### Your task
Retype the listing below line for line, but only from the line with "Generate a web" down to the line with "const y = d3.scaleLinear().domain([0,12]).range([665.5,82]);", inclusive. Pictures stay out.

### Given records
# # # #

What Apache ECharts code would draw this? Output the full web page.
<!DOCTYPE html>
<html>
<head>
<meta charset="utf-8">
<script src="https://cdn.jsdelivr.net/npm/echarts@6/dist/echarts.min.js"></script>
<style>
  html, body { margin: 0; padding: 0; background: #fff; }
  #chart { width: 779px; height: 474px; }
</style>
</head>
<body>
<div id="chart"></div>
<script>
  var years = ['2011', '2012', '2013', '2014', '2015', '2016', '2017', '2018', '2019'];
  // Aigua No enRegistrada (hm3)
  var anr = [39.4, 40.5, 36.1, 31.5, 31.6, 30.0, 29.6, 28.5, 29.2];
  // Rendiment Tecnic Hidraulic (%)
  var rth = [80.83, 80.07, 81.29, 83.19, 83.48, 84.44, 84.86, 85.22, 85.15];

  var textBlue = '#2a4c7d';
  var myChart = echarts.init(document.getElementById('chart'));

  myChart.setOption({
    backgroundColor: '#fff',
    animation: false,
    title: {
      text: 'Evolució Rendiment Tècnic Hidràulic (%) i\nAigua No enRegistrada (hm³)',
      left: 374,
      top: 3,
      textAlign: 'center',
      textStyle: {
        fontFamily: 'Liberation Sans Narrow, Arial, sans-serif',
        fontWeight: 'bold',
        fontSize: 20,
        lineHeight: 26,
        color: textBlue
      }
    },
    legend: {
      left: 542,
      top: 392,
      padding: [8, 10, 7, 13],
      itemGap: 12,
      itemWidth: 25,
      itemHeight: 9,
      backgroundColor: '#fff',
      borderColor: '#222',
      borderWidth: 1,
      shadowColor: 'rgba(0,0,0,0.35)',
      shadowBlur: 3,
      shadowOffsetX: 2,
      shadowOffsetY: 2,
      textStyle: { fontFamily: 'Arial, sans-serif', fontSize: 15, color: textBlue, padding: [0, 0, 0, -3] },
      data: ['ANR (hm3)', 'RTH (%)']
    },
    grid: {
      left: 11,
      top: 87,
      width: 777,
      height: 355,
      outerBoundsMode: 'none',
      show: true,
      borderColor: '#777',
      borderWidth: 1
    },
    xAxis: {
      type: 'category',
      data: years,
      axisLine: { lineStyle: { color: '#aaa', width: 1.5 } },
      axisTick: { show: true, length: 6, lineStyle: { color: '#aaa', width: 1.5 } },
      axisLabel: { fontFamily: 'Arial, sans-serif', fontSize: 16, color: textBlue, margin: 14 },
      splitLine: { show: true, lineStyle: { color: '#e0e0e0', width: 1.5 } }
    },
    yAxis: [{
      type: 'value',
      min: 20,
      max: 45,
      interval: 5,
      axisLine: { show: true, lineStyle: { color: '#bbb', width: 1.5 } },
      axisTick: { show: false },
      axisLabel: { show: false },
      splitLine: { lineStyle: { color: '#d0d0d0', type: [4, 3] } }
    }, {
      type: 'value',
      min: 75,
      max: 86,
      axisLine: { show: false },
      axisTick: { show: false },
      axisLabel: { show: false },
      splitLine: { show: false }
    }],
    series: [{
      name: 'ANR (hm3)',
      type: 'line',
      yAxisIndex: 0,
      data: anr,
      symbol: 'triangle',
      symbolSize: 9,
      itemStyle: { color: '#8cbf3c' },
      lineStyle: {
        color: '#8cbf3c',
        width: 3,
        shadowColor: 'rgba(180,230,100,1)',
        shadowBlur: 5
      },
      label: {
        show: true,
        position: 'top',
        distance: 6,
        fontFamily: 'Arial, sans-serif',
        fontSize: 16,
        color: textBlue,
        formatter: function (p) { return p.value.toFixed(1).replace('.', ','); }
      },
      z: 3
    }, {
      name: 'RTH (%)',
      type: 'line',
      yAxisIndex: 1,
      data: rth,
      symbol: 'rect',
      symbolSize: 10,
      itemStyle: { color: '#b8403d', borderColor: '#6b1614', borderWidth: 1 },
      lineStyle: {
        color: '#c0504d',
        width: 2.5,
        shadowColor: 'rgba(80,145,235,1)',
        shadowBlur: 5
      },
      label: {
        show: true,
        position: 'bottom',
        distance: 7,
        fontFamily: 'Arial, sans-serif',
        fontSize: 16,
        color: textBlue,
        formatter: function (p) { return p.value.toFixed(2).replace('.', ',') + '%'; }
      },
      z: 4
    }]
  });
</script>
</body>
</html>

# # # #

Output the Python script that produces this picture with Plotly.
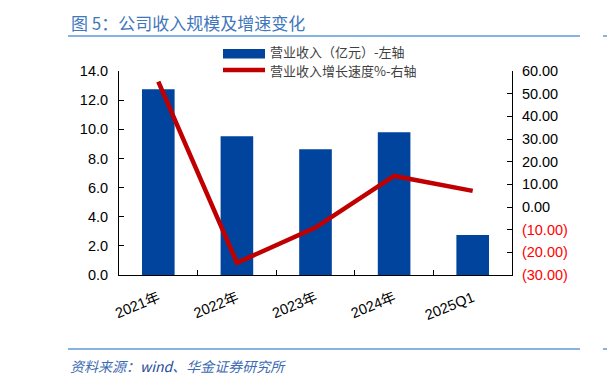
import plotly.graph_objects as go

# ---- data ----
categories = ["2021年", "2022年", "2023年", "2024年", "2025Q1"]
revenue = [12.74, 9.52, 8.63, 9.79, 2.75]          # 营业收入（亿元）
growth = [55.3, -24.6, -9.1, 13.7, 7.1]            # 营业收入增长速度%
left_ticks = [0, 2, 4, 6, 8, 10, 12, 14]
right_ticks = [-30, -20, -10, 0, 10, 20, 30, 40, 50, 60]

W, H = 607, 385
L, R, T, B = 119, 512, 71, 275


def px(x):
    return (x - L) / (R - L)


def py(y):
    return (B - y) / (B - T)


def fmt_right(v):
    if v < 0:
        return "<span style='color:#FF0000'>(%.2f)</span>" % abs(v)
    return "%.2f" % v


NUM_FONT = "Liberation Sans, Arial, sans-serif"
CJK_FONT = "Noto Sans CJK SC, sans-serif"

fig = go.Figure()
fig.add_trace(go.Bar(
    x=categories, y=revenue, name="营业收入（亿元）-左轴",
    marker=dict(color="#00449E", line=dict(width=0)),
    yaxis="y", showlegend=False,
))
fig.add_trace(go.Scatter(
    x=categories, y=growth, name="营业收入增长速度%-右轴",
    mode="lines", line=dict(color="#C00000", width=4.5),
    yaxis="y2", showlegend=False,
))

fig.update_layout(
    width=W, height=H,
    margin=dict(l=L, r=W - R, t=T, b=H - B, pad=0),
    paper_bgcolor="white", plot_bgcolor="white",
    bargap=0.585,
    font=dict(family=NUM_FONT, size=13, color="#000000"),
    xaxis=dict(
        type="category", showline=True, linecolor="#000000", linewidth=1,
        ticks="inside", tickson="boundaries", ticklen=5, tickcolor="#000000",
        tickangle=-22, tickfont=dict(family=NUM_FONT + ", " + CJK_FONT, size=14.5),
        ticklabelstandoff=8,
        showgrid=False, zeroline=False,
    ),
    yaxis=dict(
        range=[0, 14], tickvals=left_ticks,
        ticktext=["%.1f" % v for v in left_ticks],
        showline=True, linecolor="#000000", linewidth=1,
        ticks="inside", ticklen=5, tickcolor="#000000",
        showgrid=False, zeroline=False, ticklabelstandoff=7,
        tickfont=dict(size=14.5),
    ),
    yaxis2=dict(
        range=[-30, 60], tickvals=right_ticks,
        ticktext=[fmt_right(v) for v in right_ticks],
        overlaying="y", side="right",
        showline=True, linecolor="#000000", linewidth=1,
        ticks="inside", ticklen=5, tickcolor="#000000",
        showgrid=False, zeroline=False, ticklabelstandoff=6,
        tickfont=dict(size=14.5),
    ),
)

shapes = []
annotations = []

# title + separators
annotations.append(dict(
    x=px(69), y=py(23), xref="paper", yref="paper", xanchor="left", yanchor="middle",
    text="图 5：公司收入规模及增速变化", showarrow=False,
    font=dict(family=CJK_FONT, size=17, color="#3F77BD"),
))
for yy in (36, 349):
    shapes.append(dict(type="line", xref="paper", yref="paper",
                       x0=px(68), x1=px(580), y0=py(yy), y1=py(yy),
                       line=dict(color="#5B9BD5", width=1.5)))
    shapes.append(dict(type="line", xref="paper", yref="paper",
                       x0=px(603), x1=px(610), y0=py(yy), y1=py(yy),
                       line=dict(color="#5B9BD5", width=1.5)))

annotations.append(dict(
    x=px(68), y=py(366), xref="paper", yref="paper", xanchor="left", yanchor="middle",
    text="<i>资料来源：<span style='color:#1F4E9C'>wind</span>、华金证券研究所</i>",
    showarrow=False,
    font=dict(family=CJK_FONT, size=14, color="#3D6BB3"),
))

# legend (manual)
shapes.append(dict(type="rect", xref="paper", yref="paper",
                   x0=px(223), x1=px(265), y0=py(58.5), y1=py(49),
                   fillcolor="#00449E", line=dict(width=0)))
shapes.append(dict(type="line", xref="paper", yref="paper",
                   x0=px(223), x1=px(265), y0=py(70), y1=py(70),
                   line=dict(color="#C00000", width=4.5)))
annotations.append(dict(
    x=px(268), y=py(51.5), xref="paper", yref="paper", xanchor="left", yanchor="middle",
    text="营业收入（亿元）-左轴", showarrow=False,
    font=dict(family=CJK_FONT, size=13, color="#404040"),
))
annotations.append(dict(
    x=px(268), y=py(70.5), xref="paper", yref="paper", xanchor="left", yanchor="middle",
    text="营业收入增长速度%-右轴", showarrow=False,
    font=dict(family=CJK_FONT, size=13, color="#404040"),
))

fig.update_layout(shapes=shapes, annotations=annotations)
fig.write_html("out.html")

# # # #

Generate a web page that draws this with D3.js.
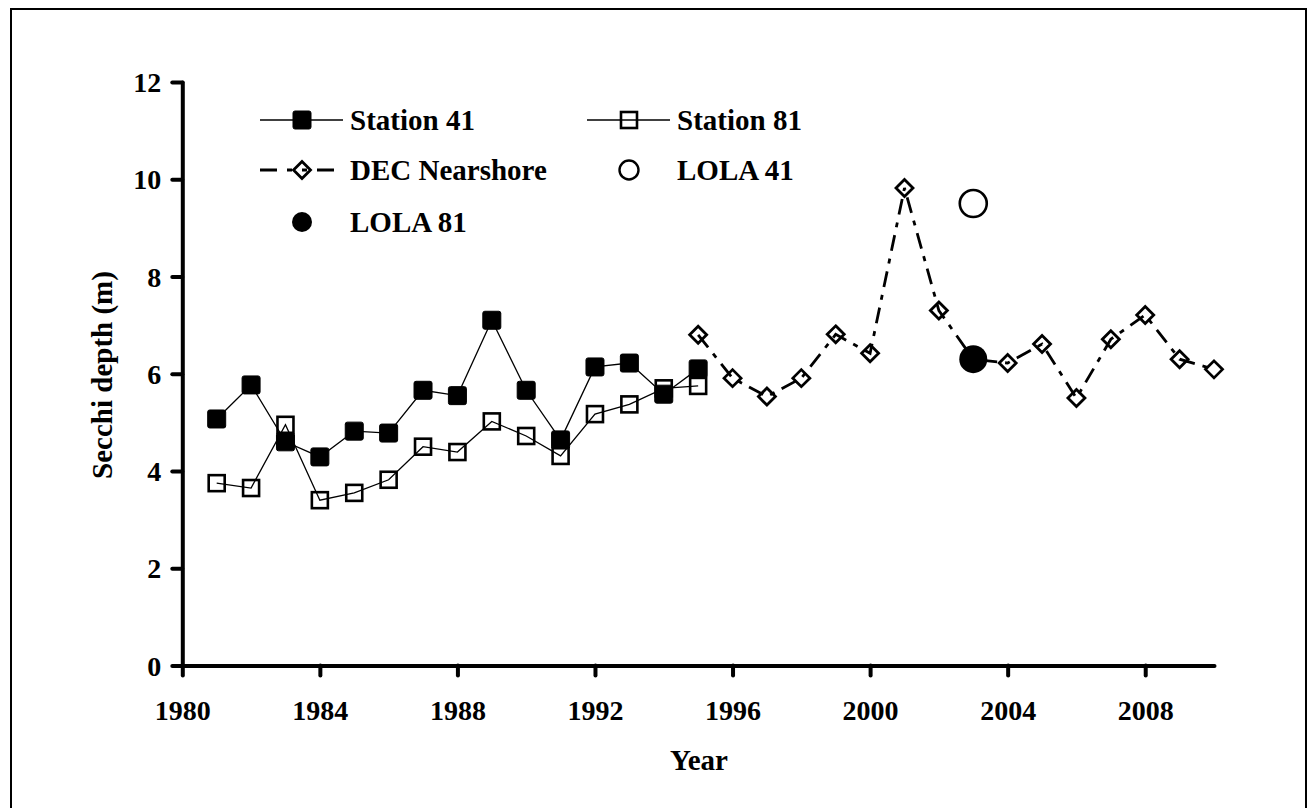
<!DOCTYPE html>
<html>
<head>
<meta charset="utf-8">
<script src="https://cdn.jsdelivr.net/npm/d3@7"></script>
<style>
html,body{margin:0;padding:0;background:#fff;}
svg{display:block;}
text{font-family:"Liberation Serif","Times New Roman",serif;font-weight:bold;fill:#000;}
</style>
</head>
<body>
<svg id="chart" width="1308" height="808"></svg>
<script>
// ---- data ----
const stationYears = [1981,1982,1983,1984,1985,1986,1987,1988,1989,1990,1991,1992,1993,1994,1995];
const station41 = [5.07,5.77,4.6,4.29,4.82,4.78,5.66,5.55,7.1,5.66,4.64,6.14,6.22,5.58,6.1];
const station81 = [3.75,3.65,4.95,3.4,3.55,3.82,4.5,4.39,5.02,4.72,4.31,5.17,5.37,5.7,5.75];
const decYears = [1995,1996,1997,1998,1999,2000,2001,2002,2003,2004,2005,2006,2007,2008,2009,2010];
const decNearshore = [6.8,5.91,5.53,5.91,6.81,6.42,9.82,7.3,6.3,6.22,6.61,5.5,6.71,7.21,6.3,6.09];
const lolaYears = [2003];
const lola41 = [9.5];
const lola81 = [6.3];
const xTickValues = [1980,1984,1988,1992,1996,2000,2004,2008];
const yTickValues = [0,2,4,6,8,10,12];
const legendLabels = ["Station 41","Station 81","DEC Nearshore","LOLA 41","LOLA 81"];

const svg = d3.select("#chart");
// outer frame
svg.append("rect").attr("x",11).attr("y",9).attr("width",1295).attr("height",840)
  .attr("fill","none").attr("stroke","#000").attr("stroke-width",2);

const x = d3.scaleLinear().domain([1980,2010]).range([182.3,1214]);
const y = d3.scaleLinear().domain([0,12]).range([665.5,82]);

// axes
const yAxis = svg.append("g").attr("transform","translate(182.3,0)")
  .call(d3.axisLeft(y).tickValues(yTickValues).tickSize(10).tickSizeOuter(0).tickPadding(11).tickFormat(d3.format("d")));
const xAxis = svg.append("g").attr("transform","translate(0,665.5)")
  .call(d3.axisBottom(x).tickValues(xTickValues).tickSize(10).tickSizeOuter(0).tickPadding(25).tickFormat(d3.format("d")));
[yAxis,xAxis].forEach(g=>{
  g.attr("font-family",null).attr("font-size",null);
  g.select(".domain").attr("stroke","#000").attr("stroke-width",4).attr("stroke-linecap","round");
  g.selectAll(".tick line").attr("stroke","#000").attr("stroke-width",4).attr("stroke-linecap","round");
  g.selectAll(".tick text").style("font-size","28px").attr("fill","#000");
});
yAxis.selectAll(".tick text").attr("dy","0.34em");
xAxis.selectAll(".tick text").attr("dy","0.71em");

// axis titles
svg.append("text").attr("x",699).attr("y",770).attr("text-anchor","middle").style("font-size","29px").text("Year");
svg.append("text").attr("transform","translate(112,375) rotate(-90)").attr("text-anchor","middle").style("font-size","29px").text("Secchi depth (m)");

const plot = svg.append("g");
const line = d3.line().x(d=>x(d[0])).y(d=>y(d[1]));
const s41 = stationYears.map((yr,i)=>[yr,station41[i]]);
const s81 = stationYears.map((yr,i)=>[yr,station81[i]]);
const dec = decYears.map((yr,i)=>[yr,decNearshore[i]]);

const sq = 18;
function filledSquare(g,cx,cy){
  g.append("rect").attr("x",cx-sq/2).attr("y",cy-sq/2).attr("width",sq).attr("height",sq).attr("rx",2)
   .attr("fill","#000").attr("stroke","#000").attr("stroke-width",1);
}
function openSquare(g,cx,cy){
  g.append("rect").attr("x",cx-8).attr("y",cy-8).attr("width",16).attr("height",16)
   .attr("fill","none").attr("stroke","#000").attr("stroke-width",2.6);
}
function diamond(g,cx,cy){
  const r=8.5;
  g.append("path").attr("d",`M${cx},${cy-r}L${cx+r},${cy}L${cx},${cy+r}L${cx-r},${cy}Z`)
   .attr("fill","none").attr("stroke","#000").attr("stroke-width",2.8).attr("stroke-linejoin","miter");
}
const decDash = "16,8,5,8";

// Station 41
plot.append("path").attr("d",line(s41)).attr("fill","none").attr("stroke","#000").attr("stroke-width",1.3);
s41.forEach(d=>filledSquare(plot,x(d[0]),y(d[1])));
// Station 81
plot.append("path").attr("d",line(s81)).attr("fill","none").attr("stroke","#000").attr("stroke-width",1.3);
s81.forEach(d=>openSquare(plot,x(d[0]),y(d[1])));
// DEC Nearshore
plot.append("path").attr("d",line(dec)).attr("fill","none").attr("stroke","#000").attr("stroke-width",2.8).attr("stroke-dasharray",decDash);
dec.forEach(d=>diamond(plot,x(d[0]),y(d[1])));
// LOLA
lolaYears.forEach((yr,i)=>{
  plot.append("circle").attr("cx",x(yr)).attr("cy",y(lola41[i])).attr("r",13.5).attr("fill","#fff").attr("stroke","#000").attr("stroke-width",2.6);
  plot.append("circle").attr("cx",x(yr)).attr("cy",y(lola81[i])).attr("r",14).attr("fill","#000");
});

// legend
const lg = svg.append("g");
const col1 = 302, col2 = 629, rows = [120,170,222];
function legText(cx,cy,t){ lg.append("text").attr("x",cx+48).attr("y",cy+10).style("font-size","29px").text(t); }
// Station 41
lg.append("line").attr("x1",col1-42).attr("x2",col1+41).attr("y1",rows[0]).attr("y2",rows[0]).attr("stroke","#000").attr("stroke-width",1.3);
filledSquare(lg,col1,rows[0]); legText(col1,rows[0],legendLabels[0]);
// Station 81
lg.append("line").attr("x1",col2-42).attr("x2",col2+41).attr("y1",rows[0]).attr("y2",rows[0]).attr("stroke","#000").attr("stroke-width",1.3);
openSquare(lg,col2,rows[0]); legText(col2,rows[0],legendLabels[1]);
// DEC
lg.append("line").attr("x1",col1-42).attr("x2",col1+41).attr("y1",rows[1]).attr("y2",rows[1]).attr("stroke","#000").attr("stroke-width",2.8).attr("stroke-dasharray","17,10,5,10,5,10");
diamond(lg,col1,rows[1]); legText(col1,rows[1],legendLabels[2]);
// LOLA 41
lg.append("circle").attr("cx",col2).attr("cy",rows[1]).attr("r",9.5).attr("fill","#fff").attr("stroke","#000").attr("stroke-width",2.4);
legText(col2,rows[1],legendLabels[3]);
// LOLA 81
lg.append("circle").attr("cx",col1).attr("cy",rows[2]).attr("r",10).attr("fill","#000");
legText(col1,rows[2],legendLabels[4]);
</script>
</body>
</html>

# # # #

### Answer for this exercise
Generate a web page that draws this with D3.js.
<!DOCTYPE html>
<html>
<head>
<meta charset="utf-8">
<script src="https://cdn.jsdelivr.net/npm/d3@7"></script>
<style>
html,body{margin:0;padding:0;background:#fff;}
svg{display:block;}
text{font-family:"Liberation Serif","Times New Roman",serif;font-weight:bold;fill:#000;}
</style>
</head>
<body>
<svg id="chart" width="1308" height="808"></svg>
<script>
// ---- data ----
const stationYears = [1981,1982,1983,1984,1985,1986,1987,1988,1989,1990,1991,1992,1993,1994,1995];
const station41 = [5.07,5.77,4.6,4.29,4.82,4.78,5.66,5.55,7.1,5.66,4.64,6.14,6.22,5.58,6.1];
const station81 = [3.75,3.65,4.95,3.4,3.55,3.82,4.5,4.39,5.02,4.72,4.31,5.17,5.37,5.7,5.75];
const decYears = [1995,1996,1997,1998,1999,2000,2001,2002,2003,2004,2005,2006,2007,2008,2009,2010];
const decNearshore = [6.8,5.91,5.53,5.91,6.81,6.42,9.82,7.3,6.3,6.22,6.61,5.5,6.71,7.21,6.3,6.09];
const lolaYears = [2003];
const lola41 = [9.5];
const lola81 = [6.3];
const xTickValues = [1980,1984,1988,1992,1996,2000,2004,2008];
const yTickValues = [0,2,4,6,8,10,12];
const legendLabels = ["Station 41","Station 81","DEC Nearshore","LOLA 41","LOLA 81"];

const svg = d3.select("#chart");
// outer frame
svg.append("rect").attr("x",11).attr("y",9).attr("width",1295).attr("height",840)
  .attr("fill","none").attr("stroke","#000").attr("stroke-width",2);

const x = d3.scaleLinear().domain([1980,2010]).range([182.3,1214]);
const y = d3.scaleLinear().domain([0,12]).range([665.5,82]);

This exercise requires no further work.